200804052003Actually a far more subtle and interesting book than one might think, Waterlog is a homage to John Cheever’s classic short story ‘The Swimmer’, in which the hero decides to swim the 8 miles home from a party using his neighbours’ swimming pools. I blogged about Roger Deakin’s other book, Wildwood, some time ago, and this is equally good.

The swimming, like the trees in Wildwood, is just a vehicle for meditations on British life, and on the relationship we have with water. Deakin parallels swimming pools with lawns: both are sanitised versions of nature, and neither will fully satisfy.

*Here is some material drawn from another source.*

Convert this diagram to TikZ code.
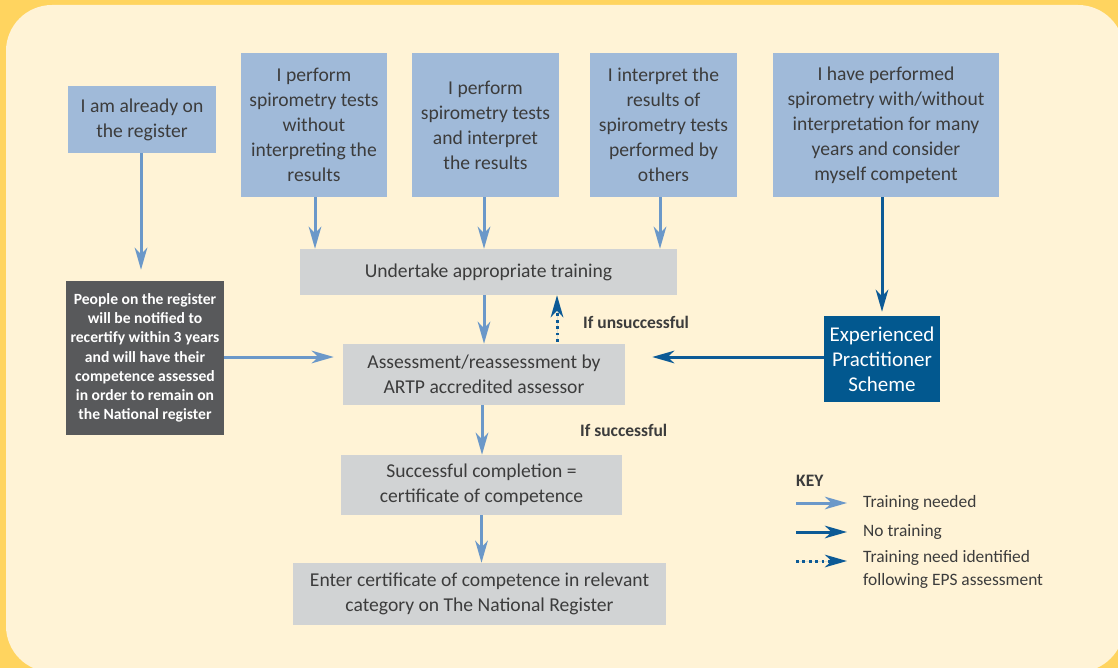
\documentclass[tikz,border=0pt]{standalone}
\usepackage{fontspec}
\setmainfont{Carlito}
\usetikzlibrary{arrows.meta,calc}
\definecolor{outerbg}{HTML}{FFD45F}
\definecolor{innerbg}{HTML}{FFF3D6}
\definecolor{bluebox}{HTML}{A0BAD9}
\definecolor{graybox}{HTML}{D1D3D4}
\definecolor{darkbox}{HTML}{58595B}
\definecolor{epsblue}{HTML}{02588F}
\definecolor{lightarrow}{HTML}{6B98C9}
\definecolor{darkarrow}{HTML}{0C5A96}
\definecolor{txt}{HTML}{3C3C3C}
\tikzset{
  boxbase/.style={inner sep=0pt, align=center, text=txt, font=\fontsize{19.6}{25}\selectfont},
  bluenode/.style={boxbase, fill=bluebox},
  graynode/.style={boxbase, fill=graybox},
  darknode/.style={inner sep=0pt, align=center, fill=darkbox, text=white, font=\bfseries\fontsize{15.6}{19.2}\selectfont},
  epsnode/.style={inner sep=0pt, align=center, fill=epsblue, text=white, font=\fontsize{21}{25}\selectfont},
  lbl/.style={inner sep=0pt, anchor=west, text=txt, font=\bfseries\fontsize{17.5}{19}\selectfont},
  keylbl/.style={inner sep=0pt, anchor=west, text=txt, font=\fontsize{17.4}{23}\selectfont, align=left},
  tip/.style={-{Stealth[length=22pt,width=12.5pt,inset=6.5pt]}},
  lightarr/.style={tip, draw=lightarrow, fill=lightarrow, line width=3pt},
  darkarr/.style={tip, draw=darkarrow, fill=darkarrow, line width=3pt},
  dotarr/.style={tip, draw=darkarrow, fill=darkarrow, line width=3pt, dash pattern=on 2.8pt off 3.6pt},
}
\begin{document}
\begin{tikzpicture}[x=1pt,y=-1pt]
\useasboundingbox (0,0) rectangle (1118,668);
\fill[outerbg] (0,0) rectangle (1118,668);
\fill[innerbg, rounded corners=46pt] (6,5) rectangle (1124,672);

% top boxes
\node[bluenode, minimum width=148pt, minimum height=67pt] (b1) at (142,119.5) {I am already on\\the register};
\node[bluenode, minimum width=146pt, minimum height=144pt] (b2) at (314,125) {I perform\\spirometry tests\\without\\interpreting the\\results};
\node[bluenode, minimum width=147pt, minimum height=144pt] (b3) at (485.5,125) {I perform\\spirometry tests\\and interpret\\the results};
\node[bluenode, minimum width=147pt, minimum height=144pt] (b4) at (663.5,125) {I interpret the\\results of\\spirometry tests\\performed by\\others};
\node[bluenode, minimum width=226pt, minimum height=144pt] (b5) at (886,125) {I have performed\\spirometry with/without\\interpretation for many\\years and consider\\myself competent};

% middle
\node[graynode, minimum width=377pt, minimum height=46pt] (train) at (488.5,272) {Undertake appropriate training};
\node[darknode, minimum width=158pt, minimum height=154pt] (dark) at (145,358) {People on the register\\will be notified to\\recertify within 3 years\\and will have their\\competence assessed\\in order to remain on\\the National register};
\node[epsnode, minimum width=116pt, minimum height=86pt] (eps) at (882,359) {Experienced\\Practitioner\\Scheme};
\node[graynode, minimum width=282pt, minimum height=61pt] (assess) at (484,374.5) {Assessment/reassessment by\\ARTP accredited assessor};
\node[graynode, minimum width=281pt, minimum height=60pt] (succ) at (481.5,485) {Successful completion =\\certificate of competence};
\node[graynode, minimum width=373pt, minimum height=62pt] (enter) at (479.5,594) {Enter certificate of competence in relevant\\category on The National Register};

\node[lbl] (unsucc) at (583,322) {If unsuccessful};
\node[lbl] (succlbl) at (580,430) {If successful};

% connectors
\draw[lightarr, shorten >=11pt] ([xshift=-1pt]b1.south) -- ([xshift=-1pt]b1.south |- dark.north);
\draw[lightarr] ([xshift=1pt]b2.south) -- ([xshift=1pt]b2.south |- train.north);
\draw[lightarr] ([xshift=-1.5pt]b3.south) -- ([xshift=-1.5pt]b3.south |- train.north);
\draw[lightarr] ([xshift=-3.5pt]b4.south) -- ([xshift=-3.5pt]b4.south |- train.north);
\draw[darkarr, shorten >=4pt] (b5.south -| eps.north) -- (eps.north);
\draw[lightarr] (train.south -| assess.north) -- (assess.north);
\draw[dotarr, shorten <=2pt] ([xshift=73pt]assess.north) -- ([xshift=73pt]assess.north |- train.south);
\draw[lightarr, shorten >=9pt] ([yshift=1pt]dark.east) -- ([yshift=1pt]dark.east -| assess.west);
\draw[darkarr, shorten >=27pt] ([yshift=2pt]eps.west) -- ([yshift=2pt]eps.west -| assess.east);
\draw[lightarr] ([xshift=-2pt]assess.south) -- ([xshift=-2pt]assess.south |- succ.north);
\draw[lightarr] (succ.south) -- (succ.south |- enter.north);

% key
\node[inner sep=0pt, anchor=west, text=txt, font=\bfseries\fontsize{17.5}{19}\selectfont] (key) at (796,481) {KEY};
\coordinate (k1a) at (796,503); \coordinate (k1b) at (847,503);
\coordinate (k2a) at (796,532); \coordinate (k2b) at (847,532);
\coordinate (k3a) at (796,561); \coordinate (k3b) at (847,561);
\draw[lightarr] (k1a) -- (k1b);
\draw[darkarr] (k2a) -- (k2b);
\draw[dotarr] (k3a) -- (k3b);
\node[keylbl] (kl1) at (863,503) {Training needed};
\node[keylbl] (kl2) at (863,532) {No training};
\node[keylbl, anchor=north west] (kl3) at (863,550) {Training need identified\\following EPS assessment};
\end{tikzpicture}
\end{document}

Far better to wander the woods, or swim in rivers, natural pools or the sea.

It was also a lovely surprise to read a chapter about Jaywick, where Deakin spent many childhood holidays, and to hear him describe my Great Grandfather, who bought the land and developed the resort:

Like a lot of makeshift landscapes, Jaywick grew up as plotlands, sold off in the 1930s by a developer from Dulwich, F.C ‘Foff’ Stedman, with ambitious plans for the place as a holiday resort. In 1928, Stedman paid £7,500 for the reclaimed marshland, dunes and dykes, but Clacton Town Council refused him planning permission for houses because they were unhappy about the sewerage arrangements on such low-lying land. Undeterred, Stedman got permission instead for ‘Beach Chalets’ and ‘Bathing Houses’. By 1929, he was offering beach chalets in the London papers for £20 to £100, and plots with land for car-parking or a garden for anything from £25 to £200. The chalets caught on with East Enders and by 1931 there were 200 of them at Jaywick.

Strangely, my wife and I almost bought a house in what would have been the garden of the house he had be born in in Dulwich, South East London. His wife, my Great Grandmother, lived next door. Her parents thought him unsuitable; too much of a wheeler-dealer. Troubles with dirt, reclaiming land, I love his spirit. We live just up the hill from, and I often think of him.

The last of the family’s holdings in Jaywick were sold last year. I feel I want to go back and swim there again, and spend more time in open water.